** start of Material **

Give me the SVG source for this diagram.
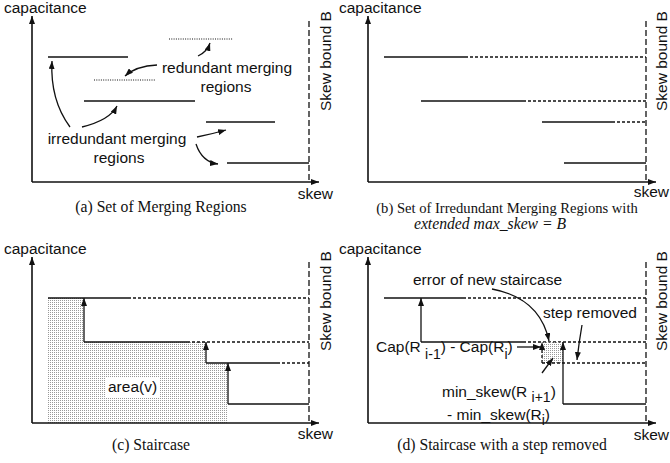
<svg xmlns="http://www.w3.org/2000/svg" width="670" height="463" viewBox="0 0 670 463">
<style>
.t{font-family:"Liberation Sans",Arial,sans-serif;font-size:15.5px;fill:#111}
.sub{font-size:14px}
.cap{font-family:"Liberation Serif","Times New Roman",serif;font-size:15.7px;fill:#111}
.ax{stroke:#111;stroke-width:1.6;fill:none}
.s{stroke:#111;stroke-width:1.4;fill:none}
.d{stroke:#111;stroke-width:1.3;stroke-dasharray:3 2;fill:none}
.f{stroke:#111;stroke-width:1;stroke-dasharray:1 1.3;fill:none}
.v{stroke:#111;stroke-width:1.3;stroke-dasharray:6 3;fill:none}
.ar{stroke:#111;stroke-width:1.3;fill:none;marker-end:url(#ah)}
</style>
<defs>
<marker id="ah" markerUnits="userSpaceOnUse" markerWidth="8" markerHeight="6" refX="8" refY="3" orient="auto">
<path d="M0,0 L8,3 L0,6 z" fill="#111"/>
</marker>
<pattern id="dots" width="2" height="2" patternUnits="userSpaceOnUse">
<rect width="1" height="1" fill="#999"/>
</pattern>
</defs>
<rect width="670" height="463" fill="#fff"/>

<g id="panel-a">
<text class="t" x="4" y="13">capacitance</text>
<path class="ax" d="M32,182 V16" marker-end="url(#ah)"/>
<path class="ax" d="M32,182 H319" marker-end="url(#ah)"/>
<path class="v" d="M309,21 V182"/>
<text class="t" transform="translate(331,111) rotate(-90)">Skew bound B</text>
<text class="t" x="333" y="199" text-anchor="end">skew</text>
<path class="s" d="M48,57 H128"/>
<path class="f" d="M169,39 H233"/>
<path class="f" d="M94,80 H155"/>
<path class="s" d="M84,101 H195"/>
<path class="s" d="M206,122 H275"/>
<path class="s" d="M227,163 H309"/>
<text class="t" x="227" y="73" text-anchor="middle">redundant merging</text>
<text class="t" x="226" y="92" text-anchor="middle">regions</text>
<text class="t" x="117" y="144" text-anchor="middle">irredundant merging</text>
<text class="t" x="119" y="163" text-anchor="middle">regions</text>
<text class="cap" x="161" y="212" text-anchor="middle">(a) Set of Merging Regions</text>
</g>

<g id="panel-b">
<text class="t" x="339" y="13">capacitance</text>
<path class="ax" d="M368,182 V16" marker-end="url(#ah)"/>
<path class="ax" d="M368,182 H656" marker-end="url(#ah)"/>
<path class="v" d="M646,21 V182"/>
<text class="t" transform="translate(667,111) rotate(-90)">Skew bound B</text>
<text class="t" x="669" y="197" text-anchor="end">skew</text>
<path class="s" d="M384,57 H465"/><path class="d" d="M465,57 H646"/>
<path class="s" d="M421,101 H523"/><path class="d" d="M523,101 H646"/>
<path class="s" d="M542,122 H612"/><path class="d" d="M612,122 H646"/>
<path class="s" d="M564,163 H646"/>
<text class="cap" x="507" y="213" text-anchor="middle" style="font-size:14.6px">(b) Set of Irredundant Merging Regions with</text>
<text class="cap" x="490" y="229" text-anchor="middle" font-style="italic">extended max_skew = B</text>
</g>

<g id="panel-c">
<text class="t" x="4" y="254">capacitance</text>
<polygon points="48,298 84,298 84,342 206,342 206,363 228,363 228,423 48,423" fill="url(#dots)"/>
<rect x="105" y="378" width="55" height="19" fill="#fff"/>
<text class="t" x="108" y="392">area(v)</text>
<path class="ax" d="M32,423 V257" marker-end="url(#ah)"/>
<path class="ax" d="M32,423 H319" marker-end="url(#ah)"/>
<path class="v" d="M309,262 V423"/>
<text class="t" transform="translate(331,351) rotate(-90)">Skew bound B</text>
<text class="t" x="333" y="439" text-anchor="end">skew</text>
<path class="s" d="M48,298 H128"/><path class="d" d="M128,298 H309"/>
<path class="s" d="M84,342 H187"/><path class="d" d="M187,342 H309"/>
<path class="s" d="M206,363 H277"/><path class="d" d="M277,363 H309"/>
<path class="s" d="M228,404 H309"/>
<text class="cap" x="151" y="450" text-anchor="middle">(c) Staircase</text>
</g>

<g id="panel-d">
<text class="t" x="339" y="254">capacitance</text>
<path class="ax" d="M368,423 V257" marker-end="url(#ah)"/>
<path class="ax" d="M368,423 H656" marker-end="url(#ah)"/>
<path class="v" d="M646,262 V423"/>
<text class="t" transform="translate(667,351) rotate(-90)">Skew bound B</text>
<text class="t" x="669" y="440" text-anchor="end">skew</text>
<path class="s" d="M384,298 H463"/><path class="d" d="M463,298 H646"/>
<path class="s" d="M421,342 H523"/><path class="d" d="M523,342 H646"/>
<rect x="542" y="342" width="21" height="21" fill="url(#dots)"/>
<path class="d" d="M542,363 H646"/>
<path class="s" d="M563,404 H646"/>
<text class="t" x="413" y="285">error of new staircase</text>
<text class="t" x="543" y="318">step removed</text>
<text class="t" x="376" y="352">Cap(R <tspan class="sub" dy="7">i-1</tspan><tspan dy="-7">) - Cap(R</tspan><tspan class="sub" dy="7">i</tspan><tspan dy="-7">)</tspan></text>
<text class="t" x="442" y="397">min_skew(R <tspan class="sub" dy="5">i+1</tspan><tspan dy="-5">)</tspan></text>
<text class="t" x="447" y="420">- min_skew(R<tspan class="sub" dy="5">i</tspan><tspan dy="-5">)</tspan></text>
<text class="cap" x="502" y="450" text-anchor="middle">(d) Staircase with a step removed</text>
</g>

<g id="connectors">
<path class="ar" d="M157,65 Q136,66 125,76"/>
<path class="ar" d="M198,56 Q207,52 210,43"/>
<path class="ar" d="M70,127 Q50,100 52,61"/>
<path class="ar" d="M82,127 Q110,120 117,106"/>
<path class="ar" d="M197,137 Q212,134 226,130"/>
<path class="ar" d="M196,144 Q202,162 218,164"/>
<path class="ar" d="M84,342 V298"/>
<path class="ar" d="M206,363 V342"/>
<path class="ar" d="M228,404 V363"/>
<path class="ar" d="M421,342 V298"/>
<path class="d" d="M542,363 V348"/>
<path class="ar" d="M542,349 V342" style="stroke-width:0.01"/>
<path class="ar" d="M563,404 V342"/>
<path class="ar" d="M492,289 Q540,298 549,341"/>
<path class="ar" d="M582,325 Q579,342 577,360"/>
<path class="ar" d="M517,347 H541"/>
<path class="ar" d="M542,373 L553,358"/>
</g>
</svg>
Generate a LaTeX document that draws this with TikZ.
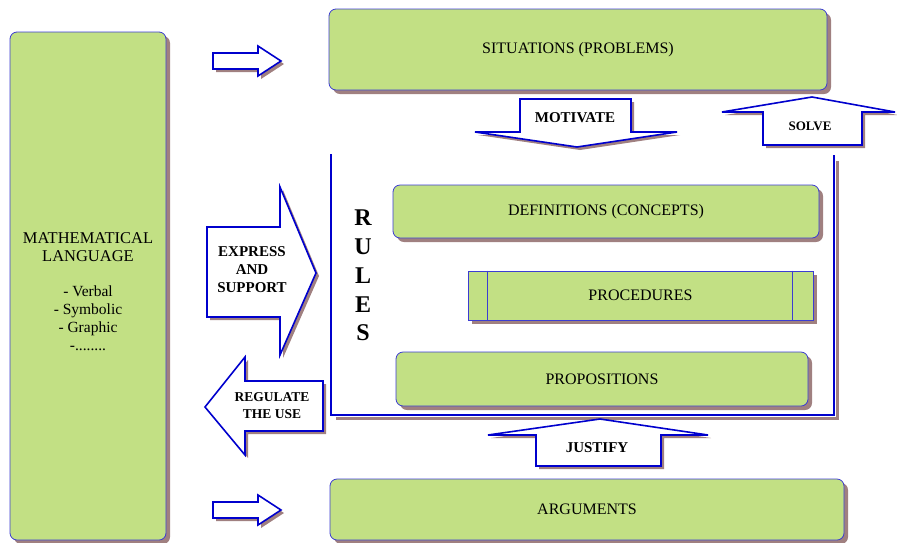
\documentclass[tikz,border=0pt]{standalone}
\usepackage{fontspec}
\setmainfont{Liberation Serif}
\usetikzlibrary{shadows,positioning}
\definecolor{boxgreen}{RGB}{194,224,132}
\definecolor{boxblue}{RGB}{60,60,210}
\definecolor{arrblue}{RGB}{0,0,205}
\definecolor{shade}{RGB}{160,128,128}
\newcommand\listfont{\fontsize{15.5}{18}\selectfont}
\begin{document}
\begin{tikzpicture}[x=1pt,y=-1pt,inner sep=0pt,
  box/.style={draw=boxblue,fill=boxgreen,line width=0.8pt,rounded corners=7pt,
    drop shadow={shadow xshift=4pt,shadow yshift=-4pt,fill=shade,opacity=1},
    font=\fontsize{16}{18}\selectfont},
  flat/.style={box,sharp corners},
  blk/.style={draw=arrblue,fill=white,line width=1.6pt,
    drop shadow={shadow xshift=3pt,shadow yshift=-3pt,fill=shade,opacity=1}},
  frame/.style={draw=arrblue,line width=1.4pt},
  frameshade/.style={draw=shade,line width=3pt,transform canvas={shift={(3pt,-3pt)}}},
  tag/.style={align=center,font=\fontsize{15}{18}\selectfont\bfseries}]
\useasboundingbox (0,0) rectangle (897,542);
\node[box,minimum width=156pt,minimum height=508pt] (lang) at (88,286) {};
\node[align=center,font=\fontsize{16.5}{18}\selectfont] (langtext) at ([yshift=-6pt]lang.center)
  {MATHEMATICAL\\LANGUAGE\\[17pt]{\listfont - Verbal}\\{\listfont - Symbolic}\\{\listfont - Graphic}\\{\listfont -........}};
\node[box,minimum width=498pt,minimum height=81pt] (sit) at (578,49.5) {SITUATIONS (PROBLEMS)};
\node[box,minimum width=426pt,minimum height=53pt] (defs) at (606,211.5) {DEFINITIONS (CONCEPTS)};
\node[flat,minimum width=345pt,minimum height=49pt] (proc) at (640.5,295.5) {PROCEDURES};
\draw[boxblue,line width=0.8pt] ([xshift=20pt]proc.north west) -- ([xshift=20pt]proc.south west)
  ([xshift=-21pt]proc.north east) -- ([xshift=-21pt]proc.south east);
\node[box,minimum width=412pt,minimum height=54pt] (props) at (602,379) {PROPOSITIONS};
\node[box,minimum width=514pt,minimum height=61pt] (args) at (587,509.5) {ARGUMENTS};
\draw[frameshade] (333,415) -- (834,415) -- (834,158);
\draw[frame] (331,154) -- (331,415) -- (834,415) -- (834,155);
\node[align=center,font=\fontsize{24}{28.8}\selectfont\bfseries] (rules) at (363,275.5) {R\\U\\L\\E\\S};
\draw[blk] (213,53) -- (258,53) -- (258,46) -- (281,61) -- (258,76) -- (258,69) -- (213,69) -- cycle;
\draw[blk] (213,502) -- (258,502) -- (258,495) -- (281,510) -- (258,525) -- (258,518) -- (213,518) -- cycle;
\draw[blk] (520,99) -- (631,99) -- (631,132) -- (677,132) -- (577,147) -- (475,132) -- (520,132) -- cycle;
\node[tag] (motivate) at (575,118) {MOTIVATE};
\draw[blk] (763,145) -- (763,112) -- (722,112) -- (812,97) -- (895,112) -- (862,112) -- (862,145) -- cycle;
\node[tag,font=\fontsize{13}{16}\selectfont\bfseries] (solve) at (810,126) {SOLVE};
\draw[blk] (207,227) -- (280,227) -- (280,187) -- (316,273) -- (280,355) -- (280,317) -- (207,317) -- cycle;
\node[tag] (express) at (252,270) {EXPRESS\\AND\\SUPPORT};
\draw[blk] (205,407) -- (245,357) -- (245,381) -- (323,381) -- (323,431) -- (245,431) -- (245,455) -- cycle;
\node[tag,font=\fontsize{13.5}{17}\selectfont\bfseries] (regulate) at (272,406) {REGULATE\\THE USE};
\draw[blk] (536,466) -- (536,435) -- (488,435) -- (600,419) -- (708,435) -- (661,435) -- (661,466) -- cycle;
\node[tag] (justify) at (597,448) {JUSTIFY};
\end{tikzpicture}
\end{document}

** end of Material **

What is being asked: Go through the listing above and list every line that has the word "with".

Exercise output:
<text class="cap" x="507" y="213" text-anchor="middle" style="font-size:14.6px">(b) Set of Irredundant Merging Regions with</text>
<text class="cap" x="502" y="450" text-anchor="middle">(d) Staircase with a step removed</text>
Generate a LaTeX document that draws this with TikZ.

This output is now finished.